Посмотрите теперь, сколь отличной была бы позиция человека, который вместо того, чтобы насыщаться фразеологией всевозможных концептуалистов, свежим взглядом окинул бы мир, осознавая безмерное значение формы в нашей жизни. Если бы он взялся за перо, то уж не затем, дабы стать Художником, но затем – скажем так, – дабы лучше выразить собственное своеобразие и разъяснить его другим; либо же, чтобы упорядочить свой внутренний мир, а также, быть может, углубить, отшлифовать свои отношения с другими людьми, имея в виду безграничное и творческое влияние других душ на нашу душу; либо, к примеру, он бы старался отвоевать себе такой мир, который ему по вкусу и который ему насущно необходим для жизни. Совершенно ясно, он не будет жалеть усилий для того, чтобы произведение своим художественным притяжением приманивало и пленяло других, – но главной его целью будет не искусство, а собственная его персона. И я говорю «собственная», а не «чужая», ибо самое время, чтобы вы бросили почитать себя высшими существами, которые могут кого-то поучать, просвещать, вести, поднимать и очищать. Кто же это гарантировал вам такое превосходство? Где сказано, что вы уже принадлежите к высшим сферам? Кто это назначил вас аристократией? Кто вам дал патент на Зрелость? О, тот писатель, о котором я говорю, не отдается писанию по той причине, что считает себя зрелым, но потому именно, что ощущает свою незрелость и знает, что не овладел формой и что он тот, кто взбирается, но еще не взобрался, тот, кто рождается, но еще не родился. И если случится ему написать произведение никчемное и глуповатое, он скажет: – Превосходно! Я написал глупо, но я ни с кем не подписывал контракт на поставку одних только мудрых, совершенных сочинений. Я выразил свою глупость и радуюсь этому, поскольку неприязнь и суровость людей, каковые я вызвал против себя, формируют меня и лепят, как бы создают заново, и вот я еще раз рожден заново. Из чего ясно: пророк, наделенный здоровой философией, так крепко верит в себя, что даже глупость и незрелость его не устрашают и не в состоянии ему навредить – с высоко поднятой головой может он самовыражаться и объявлять о своей никчемности, тогда как вы уже почти ничего не способны выразить, поскольку страх лишает вас голоса.

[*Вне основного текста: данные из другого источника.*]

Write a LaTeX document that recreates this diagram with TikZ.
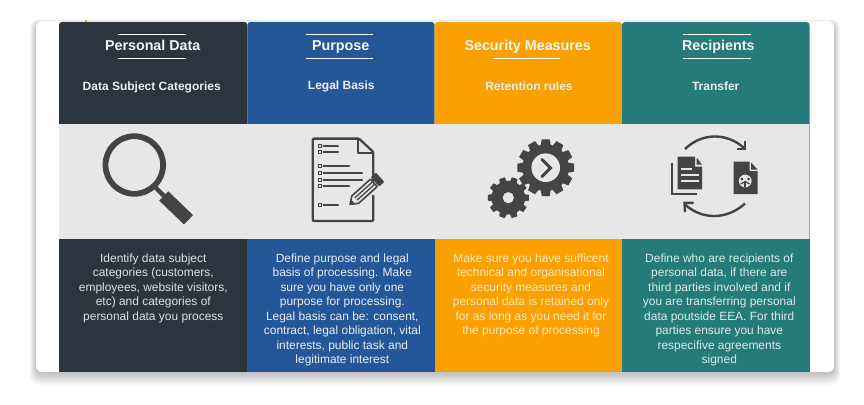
\documentclass[tikz,border=0pt]{standalone}
\usepackage{fontspec}
\setmainfont{Liberation Sans}
\usetikzlibrary{arrows.meta}
\definecolor{cdark}{HTML}{2C343D}
\definecolor{cblue}{HTML}{235797}
\definecolor{corange}{HTML}{FAA000}
\definecolor{cteal}{HTML}{257A7A}
\definecolor{cgrey}{HTML}{E7E7E7}
\definecolor{cicon}{HTML}{444444}
\tikzset{
  titletxt/.style={inner sep=0pt,anchor=base,font=\fontsize{14.3}{16}\selectfont\bfseries,text=white!96!black},
  subtxt/.style={inner sep=0pt,anchor=base,font=\fontsize{12}{14}\selectfont\bfseries,text=white!93!black},
  bodytxt/.style={inner sep=0pt,anchor=north,align=center,font=\fontsize{11.95}{14.5}\selectfont},
  bar/.style={draw=white,line width=1.3pt},
  iconline/.style={draw=cicon,line width=2.3pt},
}
\newcommand{\cogwheel}[4]{% x, y, radius, teeth
  \fill[cicon] (#1,#2) circle[radius=#3*0.82];
  \foreach \a in {1,...,#4}{
    \fill[cicon,shift={(#1,#2)},rotate=\a*360/#4]
      (#3*0.7,-#3*0.19) -- (#3,-#3*0.14) -- (#3,#3*0.14) -- (#3*0.7,#3*0.19) -- cycle;
  }
}
\newcommand{\headband}[3]{% left, right, colour
  \fill[#3] (#1,124) -- (#1,30) [rounded corners=3pt] -- (#1,22) -- (#2,22) [sharp corners] -- (#2,30) -- (#2,124) -- cycle;
}
\begin{document}
\begin{tikzpicture}[x=1pt,y=-1pt]
\useasboundingbox (0,0) rectangle (864,404);
\fill[white] (0,0) rectangle (864,404);
% soft shadow
\foreach \d in {12,11,...,0}{
  \fill[black,opacity=0.02,rounded corners=8pt]
    (36-\d*0.5,21-\d*0.3+2) rectangle (834+\d*0.5,372+\d+1);
}
% sheet
\fill[white,rounded corners=6pt] (36,21) rectangle (834,372);
% header bands
\headband{59}{247.4}{cdark}
\headband{247.4}{434.6}{cblue}
\headband{434.6}{622}{corange}
\headband{622}{809.5}{cteal}
\fill[corange!80!yellow] (84.6,20) rectangle (87,22);
% grey band
\fill[cgrey] (59,124) rectangle (809.5,239);
\draw[cteal!50!cgrey,line width=0.6pt] (809.5,124) -- (809.5,239);
% lower bands
\fill[cdark] (59,239) rectangle (247.4,372);
\fill[cblue] (247.4,239) rectangle (434.6,372);
\fill[corange] (434.6,239) rectangle (622,372);
\fill[cteal] (622,239) rectangle (809.5,372);
% title bars
\draw[bar] (118.3,34.7) -- (185.7,34.7) (118.3,58.3) -- (185.7,58.3);
\draw[bar] (305.7,34.7) -- (373.3,34.7) (305.7,58.3) -- (373.3,58.3);
\draw[bar] (492.7,58.3) -- (560,58.3);
\draw[bar] (683.3,34.7) -- (750.7,34.7) (683.3,58.3) -- (750.7,58.3);
% titles
\node[titletxt] (t1) at (152.7,51) {Personal Data};
\node[titletxt] (t2) at (340.7,51) {Purpose};
\node[titletxt] (t3) at (527.7,51) {Security Measures};
\node[titletxt] (t4) at (718.3,51) {Recipients};
\node[subtxt] (s1) at (151.7,90.3) {Data Subject Categories};
\node[subtxt] (s2) at (341.3,89.6) {Legal Basis};
\node[subtxt] (s3) at (529,90.3) {Retention rules};
\node[subtxt] (s4) at (715.7,90.3) {Transfer};
% body text
\node[bodytxt,text=white!88!black] (b1) at (153.3,253.6) {Identify data subject\\categories (customers,\\employees, website visitors,\\etc) and categories of\\personal data you process};
\node[bodytxt,text=white!90!cblue] (b2) at (342.3,253.6) {Define purpose and legal\\basis of processing. Make\\sure you have only one\\purpose for processing.\\Legal basis can be: consent,\\contract, legal obligation, vital\\interests, public task and\\legitimate interest};
\node[bodytxt,text=white!76!corange] (b3) at (531,253.6) {Make sure you have sufficent\\technical and organisational\\security measures and\\personal data is retained only\\for as long as you need it for\\the purpose of processing};
\node[bodytxt,text=white!85!cteal] (b4) at (719.3,253.6) {Define who are recipients of\\personal data, if there are\\third parties involved and if\\you are transferring personal\\data poutside EEA. For third\\parties ensure you have\\respecifive agreements\\signed};
% magnifier
\draw[cicon,line width=5.8pt] (134.3,165) circle[radius=28.8];
\draw[cicon,line width=4.5pt] (153,185) -- (166,198);
\draw[cicon,line width=13pt] (163.8,196) -- (188.5,219.8);
% document
\draw[iconline,line join=round,rounded corners=1pt]
  (373.3,181) -- (373.3,152) -- (359,138.6) -- (312.8,138.6) -- (312.8,221) -- (373.3,221) -- (373.3,195);
\draw[iconline,line width=2pt,line join=round] (358,138.6) -- (358,152.5) -- (373.3,152.5);
\foreach \yy/\xe in {146/338,152.3/338,166.3/349,173/362,179.8/362,186.3/349,204.6/338}{
  \draw[cicon,line width=2.2pt,line cap=round] (323.5,\yy) -- (\xe,\yy);
  \draw[cicon,line width=1pt,fill=cgrey] (318,\yy-1.6) rectangle (321,\yy+1.6);
}
% pencil
\begin{scope}[shift={(350,204.3)},rotate=42]
  \draw[cicon,line width=1.6pt,line join=round,fill=cgrey] (0,0) -- (7,-5) -- (32,-5) -- (32,5) -- (7,5) -- cycle;
  \fill[cicon] (0,0) -- (4,-2.8) -- (4,2.8) -- cycle;
  \draw[cicon,line width=1.3pt] (8,-1.6) -- (32,-1.6) (8,1.6) -- (32,1.6);
  \fill[cicon,rounded corners=1pt] (33.5,-6.3) rectangle (40.5,6.3);
\end{scope}
% gears
\cogwheel{545.7}{167.7}{28.4}{12}
\fill[cgrey] (545.7,167.7) circle[radius=14.3];
\draw[cicon,line width=3pt,line cap=round,line join=miter] (542,159.5) -- (550.5,168) -- (542,176.5);
\cogwheel{508.3}{197.7}{20.5}{10}
\fill[cgrey] (508.3,197.7) circle[radius=5.6];
% transfer arrows
\draw[cicon,line width=2.4pt] (685,149) .. controls (702,132.5) and (727,132.5) .. (744,148);
\draw[cicon,line width=2.4pt,line join=miter] (745.2,140.5) -- (745.2,149.2) -- (736.5,149.2);
\draw[cicon,line width=2.4pt] (745,203.5) .. controls (727,220) and (702,220) .. (685,204.5);
\draw[cicon,line width=2.4pt,line join=miter] (685,212) -- (684.5,202.8) -- (693.5,202.8);
% left documents
\draw[cicon,line width=2.2pt,line join=miter] (672.2,162.5) -- (672.2,194.3) -- (696.5,194.3);
\fill[cicon] (677.5,156.5) -- (695,156.5) -- (695,166.5) -- (702,166.5) -- (702,189.3) -- (677.5,189.3) -- cycle;
\fill[cicon] (696.5,157.5) -- (696.5,164.5) -- (702,164.5) -- cycle;
\foreach \yy/\xe in {169/692,175/699,181/699}{
  \fill[cgrey] (680.5,\yy-1) rectangle (\xe,\yy+1);
}
% right document
\fill[cicon] (733.5,161.5) -- (749.5,161.5) -- (749.5,171) -- (757.7,171) -- (757.7,194) -- (733.5,194) -- cycle;
\fill[cicon] (751,162.5) -- (751,169.5) -- (757.5,169.5) -- cycle;
\fill[cgrey] (745.2,181) circle[radius=6.4];
\fill[cicon] (741.9,179) circle[radius=1.5] (748.5,179) circle[radius=1.5];
\draw[cicon,line width=1.5pt] (745.2,180.5) -- (745.2,187) ;
\draw[cicon,line width=1.2pt] (740.8,184) -- (745.2,181.5) -- (749.6,184);
\end{tikzpicture}
\end{document}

А стало быть, в этом смысле реформа, которую я вам предлагаю, доставила бы вам немалое облегчение. Надо, однако, добавить, что только сладкопевец, подобным образом подходящий к делу, был бы способен совладать с проблемой, которая пристраивала вам самую гадкую из гадких попочек, – и проблема, которую я тут затрагиваю, быть может, самая фундаментальная, самая гениальная (я не боюсь употребить это слово) из всех проблем стиля и культуры. Я бы так в живописной манере ее изложил: представьте себе, что взрослый и зрелый бард, склонившись над листом бумаги, творит… но на загривке у него поместился юноша или какой-нибудь полуинтеллигент-полупросвещенный, либо девица, либо какая-нибудь особа со среднебезликой и размазанной душой, либо какое-то молоденькое существо, более низкое и темное, – и вот существо это, юноша, девица, полуинтеллигент или, наконец, иной какой-нибудь понурый сын темной четверть-культуры, кидается на его душу и вытягивает ее, сжимает, уминает лапами и, обхватив ее, вбирая, всасывая, омолаживает ее своей молодостью, заправляет своей незрелостью и прилаживает ее себе по своей мерке, низводя до своего уровня, – ах, заключает в свои объятия! Но художник вместо того, чтобы схватиться с агрессором, прикидывается, будто его не замечает и – какое безумие! – полагает, что избежит насилия, делая вид, словно никто его и не насилует.